The solution is unfortunately very inefficient still.
Is there a way I can avoid using dplyr
at all I believe that is the root of the issue, as well as the slow lapply
. Is map a good solution?
Here you can find a reproducible example Thanks in advance!
library(tidyverse)
library(data.table)
named_group_split <- function(.tbl, ...) {
# get names
grouped <- group_by(.tbl, ...)
names <- rlang::eval_bare(rlang::expr(paste(!!!group_keys(grouped), sep = "-")))
# split data
grouped %>%
group_split(.keep = FALSE) %>%
rlang::set_names(names)
}
# FIRST SPLIT LIST
set.seed(1)
db_1 <- data.frame(id_1=sample(1:10, 10, replace=T),
id_2=sample(LETTERS, 10, replace=T),
value1=runif(10, 1.0, 10.0)) %>%
data.table() %>%
dplyr::mutate(id_1name=id_1,
id_2name=id_2) %>%
named_group_split(id_1name,id_2name)
# SECOND SPLIT LIST
set.seed(2)
db_2 <- data.frame(id_1=sample(1:10, 1000, replace=T),
id_2=sample(LETTERS, 1000, replace=T),
value2=runif(1000, 1.0, 10.0)) %>%
data.table() %>%
dplyr::mutate(id_1name=id_1,
id_2name=id_2) %>%
named_group_split(id_1name,id_2name)
keys <- intersect(unique(c(names(db_1))), unique(c(names(db_2))))

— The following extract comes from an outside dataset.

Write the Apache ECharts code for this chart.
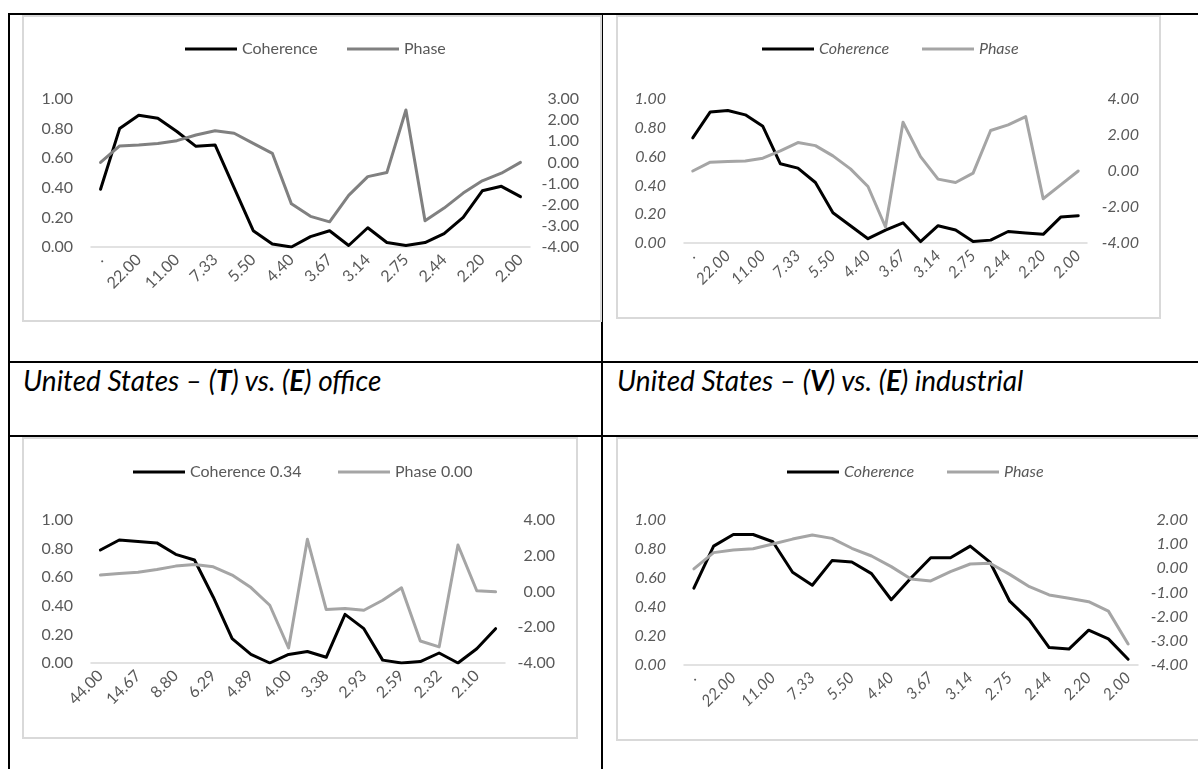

result <- setNames(lapply(keys, function(key){
result <- db_1[[key]] %>%
dplyr::left_join(db_2[[key]])
}),keys) %>%
do.call(plyr:::rbind.fill,.)
WHAT I MANAGED TO DO IS THE FOLLOWING:
library(purrr)
my_lists <- function(list1, list2) {
keys <- intersect(unique(c(names(list1))), unique(c(names(list2))))
result <- map2(list1[keys], list2[keys], c)
return(result)
}
result <- my_lists(db1, db2)
But from there I cannot recreate the db I need...